On Tue, 10 Apr 2018 19:14:58 +0300 Serhiy Storchaka <storchaka@gmail.com> wrote:
Currently pyc files contain data that is useful mostly for developing and is not needed in most normal cases in stable program. There is even an option that allows to exclude a part of this information from pyc files. It is expected that this saves memory, startup time, and disk space (or the time of loading from network). I propose to move this data from pyc files into separate file or files. pyc files should contain only external references to external files. If the corresponding external file is absent or specific option suppresses them, references are replaced with None or NULL at import time, otherwise they are loaded from external files.
1. Docstrings. They are needed mainly for developing.

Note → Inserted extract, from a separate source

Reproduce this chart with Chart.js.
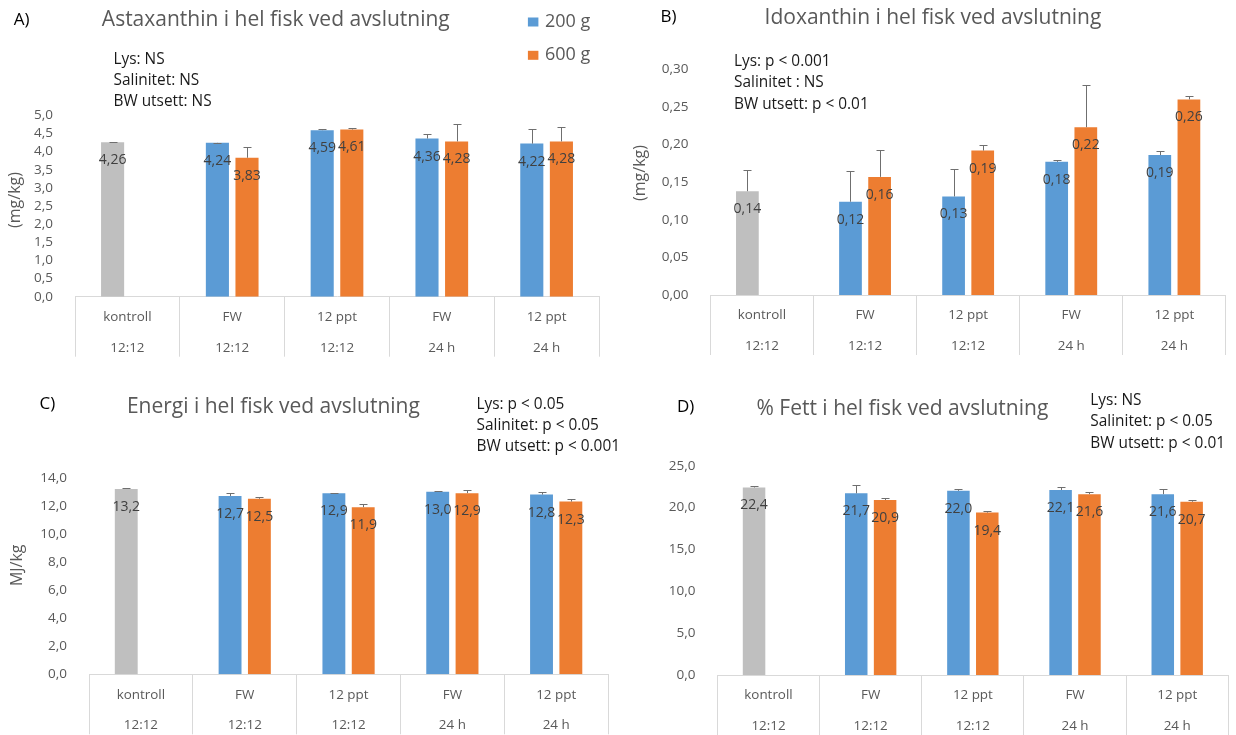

2. Line numbers (lnotab). They are helpful for formatting tracebacks, for tracing, and debugging with the debugger. Sources are helpful in such cases too. If the program doesn't contain errors ;-) and is sipped without sources, they could be removed.
3. Annotations. They are used mainly by third party tools that statically analyze sources. They are rarely used at runtime.
Docstrings will be read from the corresponding docstring file unless -OO is supplied. This will allow also to localize docstrings. Depending on locale or other settings different docstring file can be used.
An alternate proposal would be to have separate sections in a single marshal file. The main section (containing the loadable module) would have references to the other sections. This way it's easy for the loader to say "all references to the docstring section and/or to the annotation section are replaced with None", depending on how Python is started. It would also be possible to do it on disk with a strip-like utility. I'm not volunteering to do all this, so just my 2 cents ;-) Regards Antoine.